◆ Task objective ◆
Transcribe the listing that follows in full, omitting pictures.
________________________
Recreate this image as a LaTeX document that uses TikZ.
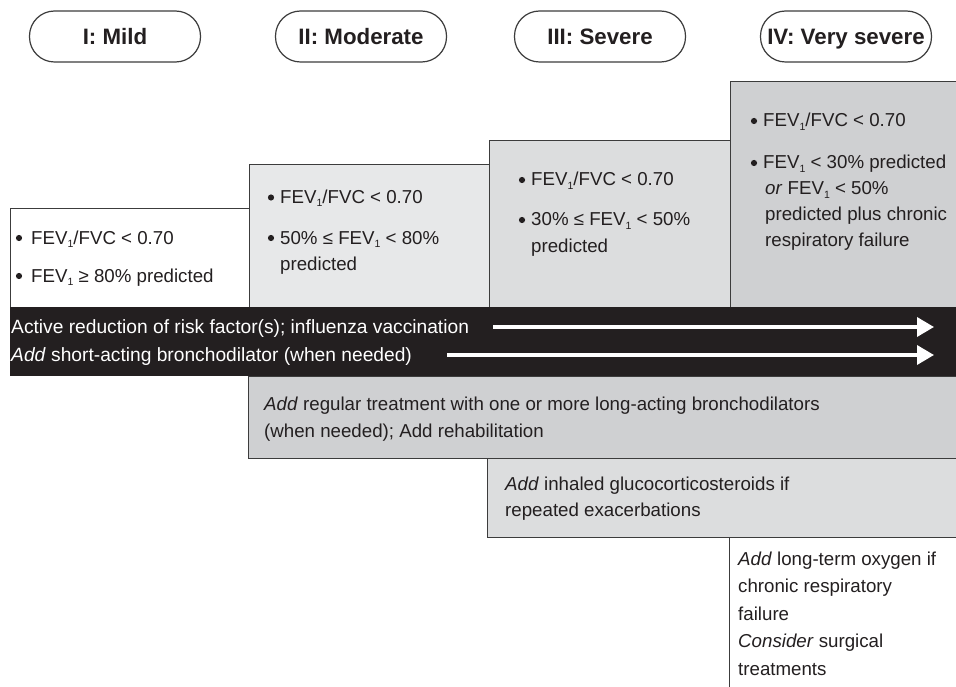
\documentclass[tikz,border=0pt]{standalone}
\usepackage{fontspec}
\setmainfont{Liberation Sans}
\usetikzlibrary{arrows.meta}
\definecolor{ink}{HTML}{231F20}
\definecolor{edge}{HTML}{3C3C3C}
\definecolor{gA}{HTML}{E7E8E9}
\definecolor{gB}{HTML}{DCDDDE}
\definecolor{gC}{HTML}{CFD0D2}
\newcommand\subone{\raisebox{-3.5pt}{\fontsize{10.5}{10.5}\selectfont 1}}
\newcommand\bodyfont{\fontsize{18.7}{26}\selectfont}
\newcommand\bandfont{\fontsize{19.2}{26}\selectfont}
\begin{document}
\begin{tikzpicture}[x=1pt,y=-1pt,
  pill/.style={draw=edge, line width=1.2pt, rounded corners=25pt, fill=white,
    minimum width=171pt, minimum height=51pt, text height=16pt, text depth=0pt,
    font=\fontsize{22.3}{24}\selectfont\bfseries, text=ink, inner sep=0},
  box/.style={draw=edge, line width=1pt},
  txt/.style={anchor=base west, inner sep=0, font=\bodyfont, text=ink},
  wtxt/.style={anchor=base west, inner sep=0, font=\bandfont, text=white},
  dot/.style={circle, fill=ink, inner sep=0, minimum size=6.2pt},
  flow/.style={draw=white, line width=3.5pt, -{Triangle[length=17pt,width=19pt]}}
]
\useasboundingbox (0,0) rectangle (956,687);
\clip (0,0) rectangle (956,687);
\fill[white] (0,0) rectangle (956,687);

% stage pills
\node[pill] (p1) at (115,36.5) {I: Mild};
\node[pill] (p2) at (361,36.5) {II: Moderate};
\node[pill] (p3) at (600,36.5) {III: Severe};
\node[pill] (p4) at (846,36.5) {IV: Very severe};

% stage boxes
\filldraw[box, fill=white] (10,209) rectangle (249,320);
\filldraw[box, fill=gA] (249,165) rectangle (489,320);
\filldraw[box, fill=gB] (489,141) rectangle (730,320);
\filldraw[box, fill=gC] (730,82) rectangle (970,320);

% treatment band and boxes
\fill[ink] (10,307) rectangle (970,376);
\filldraw[box, fill=gC] (248,376) rectangle (970,458);
\filldraw[box, fill=gB] (487,458) rectangle (970,537);
\draw[box] (729,537) -- (729,700);

% box I
\node[dot] (d11) at (19,238) {};
\node[txt] (t11) at (31,244) {FEV\subone/FVC < 0.70};
\node[dot] (d12) at (19,276) {};
\node[txt] (t12) at (31,282) {FEV\subone{} ≥ 80\% predicted};
% box II
\node[dot] (d21) at (271,197.5) {};
\node[txt] (t21) at (280,203.5) {FEV\subone/FVC < 0.70};
\node[dot] (d22) at (271,238) {};
\node[txt] (t22) at (280,244) {50\% ≤ FEV\subone{} < 80\%};
\node[txt] (t23) at (280,270) {predicted};
% box III
\node[dot] (d31) at (522,180) {};
\node[txt] (t31) at (531,186) {FEV\subone/FVC < 0.70};
\node[dot] (d32) at (522,220) {};
\node[txt] (t32) at (531,226) {30\% ≤ FEV\subone{} < 50\%};
\node[txt] (t33) at (531,253) {predicted};
% box IV
\node[dot] (d41) at (754,121) {};
\node[txt] (t41) at (763,127) {FEV\subone/FVC < 0.70};
\node[dot] (d42) at (754,163) {};
\node[txt] (t42) at (763,169) {FEV\subone{} < 30\% predicted};
\node[txt] (t43) at (765,195) {\textit{or} FEV\subone{} < 50\%};
\node[txt] (t44) at (765,221) {predicted plus chronic};
\node[txt] (t45) at (765,247) {respiratory failure};

% band
\node[wtxt] (b1) at (11,333) {Active reduction of risk factor(s); influenza vaccination};
\node[wtxt] (b2) at (11,361) {\textit{Add} short-acting bronchodilator (when needed)};
\coordinate (a1s) at (493,327);
\coordinate (a1e) at (934,327);
\coordinate (a2s) at (447,355);
\coordinate (a2e) at (934,355);
\draw[flow] (a1s) -- (a1e);
\draw[flow] (a2s) -- (a2e);

% treatments
\node[txt] (r1) at (264,410) {\textit{Add} regular treatment with one or more long-acting bronchodilators};
\node[txt] (r2) at (264,437) {(when needed); Add rehabilitation};
\node[txt] (g1) at (505,490) {\textit{Add} inhaled glucocorticosteroids if};
\node[txt] (g2) at (505,516) {repeated exacerbations};
\node[txt] (o1) at (738,565) {\textit{Add} long-term oxygen if};
\node[txt] (o2) at (738,592) {chronic respiratory};
\node[txt] (o3) at (738,620) {failure};
\node[txt] (o4) at (738,647) {\textit{Consider} surgical};
\node[txt] (o5) at (738,675) {treatments};
\end{tikzpicture}
\end{document}
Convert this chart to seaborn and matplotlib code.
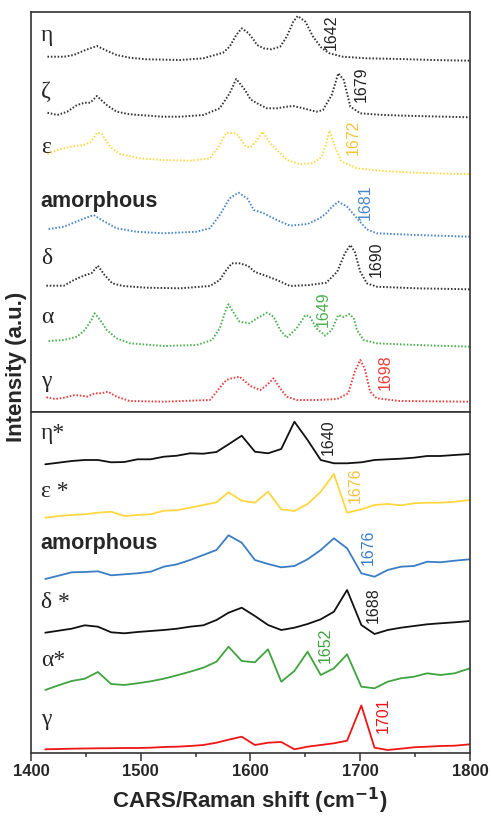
________________________
◆ Solution ◆
Recreate this image as a LaTeX document that uses TikZ.
\documentclass[tikz,border=0pt]{standalone}
\usepackage{fontspec}
\setmainfont{Liberation Sans}
\usetikzlibrary{arrows.meta}
\definecolor{ink}{HTML}{231F20}
\definecolor{edge}{HTML}{3C3C3C}
\definecolor{gA}{HTML}{E7E8E9}
\definecolor{gB}{HTML}{DCDDDE}
\definecolor{gC}{HTML}{CFD0D2}
\newcommand\subone{\raisebox{-3.5pt}{\fontsize{10.5}{10.5}\selectfont 1}}
\newcommand\bodyfont{\fontsize{18.7}{26}\selectfont}
\newcommand\bandfont{\fontsize{19.2}{26}\selectfont}
\begin{document}
\begin{tikzpicture}[x=1pt,y=-1pt,
  pill/.style={draw=edge, line width=1.2pt, rounded corners=25pt, fill=white,
    minimum width=171pt, minimum height=51pt, text height=16pt, text depth=0pt,
    font=\fontsize{22.3}{24}\selectfont\bfseries, text=ink, inner sep=0},
  box/.style={draw=edge, line width=1pt},
  txt/.style={anchor=base west, inner sep=0, font=\bodyfont, text=ink},
  wtxt/.style={anchor=base west, inner sep=0, font=\bandfont, text=white},
  dot/.style={circle, fill=ink, inner sep=0, minimum size=6.2pt},
  flow/.style={draw=white, line width=3.5pt, -{Triangle[length=17pt,width=19pt]}}
]
\useasboundingbox (0,0) rectangle (956,687);
\clip (0,0) rectangle (956,687);
\fill[white] (0,0) rectangle (956,687);

% stage pills
\node[pill] (p1) at (115,36.5) {I: Mild};
\node[pill] (p2) at (361,36.5) {II: Moderate};
\node[pill] (p3) at (600,36.5) {III: Severe};
\node[pill] (p4) at (846,36.5) {IV: Very severe};

% stage boxes
\filldraw[box, fill=white] (10,209) rectangle (249,320);
\filldraw[box, fill=gA] (249,165) rectangle (489,320);
\filldraw[box, fill=gB] (489,141) rectangle (730,320);
\filldraw[box, fill=gC] (730,82) rectangle (970,320);

% treatment band and boxes
\fill[ink] (10,307) rectangle (970,376);
\filldraw[box, fill=gC] (248,376) rectangle (970,458);
\filldraw[box, fill=gB] (487,458) rectangle (970,537);
\draw[box] (729,537) -- (729,700);

% box I
\node[dot] (d11) at (19,238) {};
\node[txt] (t11) at (31,244) {FEV\subone/FVC < 0.70};
\node[dot] (d12) at (19,276) {};
\node[txt] (t12) at (31,282) {FEV\subone{} ≥ 80\% predicted};
% box II
\node[dot] (d21) at (271,197.5) {};
\node[txt] (t21) at (280,203.5) {FEV\subone/FVC < 0.70};
\node[dot] (d22) at (271,238) {};
\node[txt] (t22) at (280,244) {50\% ≤ FEV\subone{} < 80\%};
\node[txt] (t23) at (280,270) {predicted};
% box III
\node[dot] (d31) at (522,180) {};
\node[txt] (t31) at (531,186) {FEV\subone/FVC < 0.70};
\node[dot] (d32) at (522,220) {};
\node[txt] (t32) at (531,226) {30\% ≤ FEV\subone{} < 50\%};
\node[txt] (t33) at (531,253) {predicted};
% box IV
\node[dot] (d41) at (754,121) {};
\node[txt] (t41) at (763,127) {FEV\subone/FVC < 0.70};
\node[dot] (d42) at (754,163) {};
\node[txt] (t42) at (763,169) {FEV\subone{} < 30\% predicted};
\node[txt] (t43) at (765,195) {\textit{or} FEV\subone{} < 50\%};
\node[txt] (t44) at (765,221) {predicted plus chronic};
\node[txt] (t45) at (765,247) {respiratory failure};

% band
\node[wtxt] (b1) at (11,333) {Active reduction of risk factor(s); influenza vaccination};
\node[wtxt] (b2) at (11,361) {\textit{Add} short-acting bronchodilator (when needed)};
\coordinate (a1s) at (493,327);
\coordinate (a1e) at (934,327);
\coordinate (a2s) at (447,355);
\coordinate (a2e) at (934,355);
\draw[flow] (a1s) -- (a1e);
\draw[flow] (a2s) -- (a2e);

% treatments
\node[txt] (r1) at (264,410) {\textit{Add} regular treatment with one or more long-acting bronchodilators};
\node[txt] (r2) at (264,437) {(when needed); Add rehabilitation};
\node[txt] (g1) at (505,490) {\textit{Add} inhaled glucocorticosteroids if};
\node[txt] (g2) at (505,516) {repeated exacerbations};
\node[txt] (o1) at (738,565) {\textit{Add} long-term oxygen if};
\node[txt] (o2) at (738,592) {chronic respiratory};
\node[txt] (o3) at (738,620) {failure};
\node[txt] (o4) at (738,647) {\textit{Consider} surgical};
\node[txt] (o5) at (738,675) {treatments};
\end{tikzpicture}
\end{document}
Convert this chart to seaborn and matplotlib code.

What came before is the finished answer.